Да, так вот, “Пнин”. Русского Набокова мы с Ленкой проходили вместе, по-английски же она не читала, и я, естественно, попытался как-то передать ей новые мои впечатления. Затея была, разумеется, глупая. Попробуйте-ка пересказать своими словами хоть “Домик в Коломне”. “Ну хорошо, — сказал я после третьей попытки, — давай я его переведу, и ты сама увидишь”.

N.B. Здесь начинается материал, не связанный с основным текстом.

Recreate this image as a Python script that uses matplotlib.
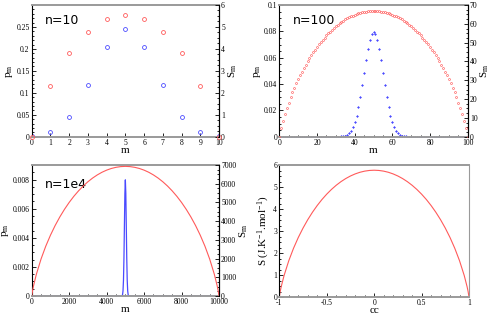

Картина, стало быть, получилась такая. Часам к восьми вечера, вернувшись из ВНИИОФИ (здание этого института и поныне нависает над Востряковским кладбищем, а мы тогда жили в Перово — конец неблизкий, если кто не знает, ездить на работу и обратно приходилось электричкой, в которой мне однажды раздавили ребро), я, вооружась словарем Мюллера, единственным тогда моим орудием, переводил, испытывая незнаемое до той поры упоение, две-три-четыре страницы и, как это ни удивительно, к концу 83-го года перевел роман целиком. Результат, сколько я теперь понимаю, получился ужасным. “Или разыгранный Фрейшиц перстами робких учениц”. Друг Юрка отозвался о нем так: “Нет, хорошо, но Ильина тут больше, чем Набокова”. И все же, все же. Присутствовал в этом переводе некий “щенячий”, по Ленкиному выражению, восторг перед автором и перед текстом, искупавший хотя бы отчасти несовершенства сотворенного мной. И это был первый шаг по дороге длиною в тысячу ли, в конце концов приведшей меня в “пиратские переводчики” — формула совсем уж недавно предложенная для применения ко мне подобным одним известным заграничным жителем (“пиратский переводчик — пиратский переплетчик — пиратский издатель — квартальный надзиратель”, такую гегелевскую триаду с отращенным ею впрок диалектическим хвостиком набормотал я себе в утешение), — в автора “контрабандных переводов”, как выразился другой, тоже давно уже заграничный житель, известный несколько менее. Этот, сдается, и вовсе забыл русский и прочие языки, в которых контрабандой именуется нечто, незаконно ввозимое через границу вовнутрь страны.